Crypto asset prices are highly volatile — daily ±20% moves happen. This guide teaches the mechanics only and does not constitute advice on which coins to buy, what price to enter at, or how to scale in or out. Whether to buy BTC, when, and how much is entirely your own decision based on your own risk tolerance. If losing $100 USDT would hurt you, don't trade crypto at all.

FAQ

Should a beginner pick limit or market order?

Limit order. Market orders fill instantly but you don't see the actual fill price — and on thin pairs or fast-moving markets, slippage can be brutal. Limit orders give beginners control, at the cost of waiting an extra 1-2 minutes.

What are OKX spot trading fees?

Standard rates are Maker 0.08% / Taker 0.10% at the Lv.1 standard-user tier. VIP level, OKB holdings, and referral source can all shift these — check the OKX fee schedule for live numbers.

Is $100 USDT too small to start with?

Not at all. OKX's spot minimum is very low (most pairs under $5). $100 USDT is a sensible size for learning — enough to run through the full flow, small enough that losing it won't sting.
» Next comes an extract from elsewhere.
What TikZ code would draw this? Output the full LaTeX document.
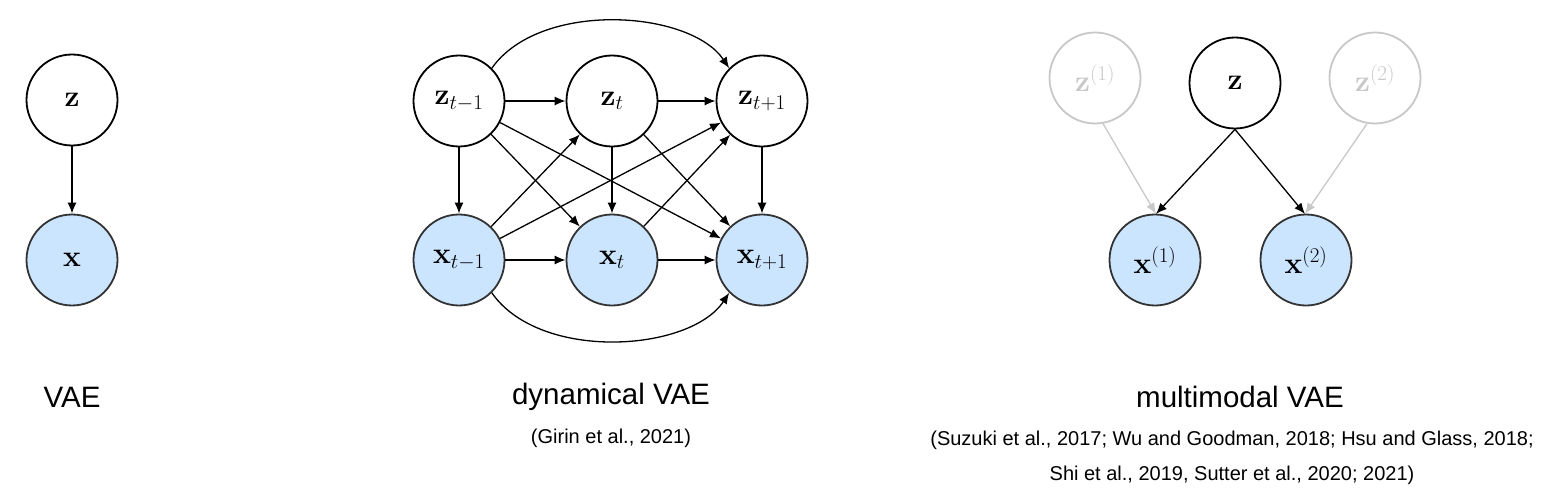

When should I sell what I just bought?

That's a strategy question we won't answer specifically. What we will say: selling one second after buying is always wrong — you just pay fees twice. At a minimum, give yourself a "minimum holding time" rule (e.g. 24 hours).

Can I trade from the mobile app?

Yes. The OKX app's spot order flow is essentially identical to the web, with mobile optimizations. That said, we recommend beginners use the web on a larger screen for the first trade — the order book is easier to read and harder to misclick.

Finish this one trade and you're past the hardest part

Remember three things: use a limit order, use Amount mode, and don't sell immediately.